China Reentry Could Unlock $28 Billion Revenue Stream
For investors, the return to China represents a substantial financial opportunity. In fiscal year 2025, before the most recent controls took full effect, sales to China accounted for 13% of Nvidia's total revenue. Based on last year's performance, this could translate to nearly $28 billion in potential annual revenue. CEO Jensen Huang has suggested the long-term opportunity could reach "a couple of 100 billion dollars by the end of the decade."
However, the company faces new challenges. During Nvidia's absence, local Chinese competitors have gained ground, potentially eroding some market share. The pace of revenue recovery will depend on how effectively Nvidia can restart its export logistics and compete with these domestic alternatives. The initial demand from Chinese customers provides a strong basis for optimism that the region will once again become a primary growth driver for the chipmaker.
Tensions Persist as Restricted Chips Surface in China
The approval for H200 sales comes with significant geopolitical complexity. Recent procurement data from March 27 reveals that high-end, restricted Nvidia chips like the A100 continue to be acquired by Chinese entities, including universities with military links. These chips are reportedly being obtained through servers supplied by third-party manufacturers, demonstrating the difficulty of enforcing a complete technological blockade.

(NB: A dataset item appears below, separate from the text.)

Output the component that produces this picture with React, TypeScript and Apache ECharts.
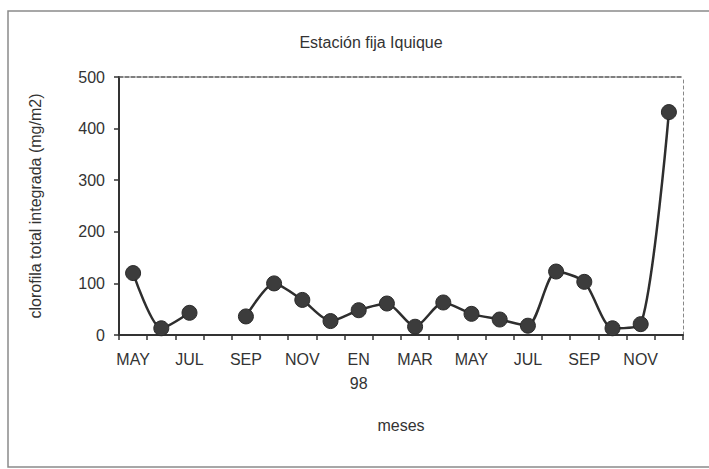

This situation has prompted two U.S. senators to call for a pause on all advanced AI chip export licenses to China and its intermediaries. While Nvidia is officially cleared to sell its compliant H200 chips, the ongoing flow of restricted technology highlights the persistent security concerns and regulatory risks shaping the U.S.-China tech rivalry. The policy decision reflects a delicate balance between enabling U.S. commercial leadership and containing China's military AI capabilities.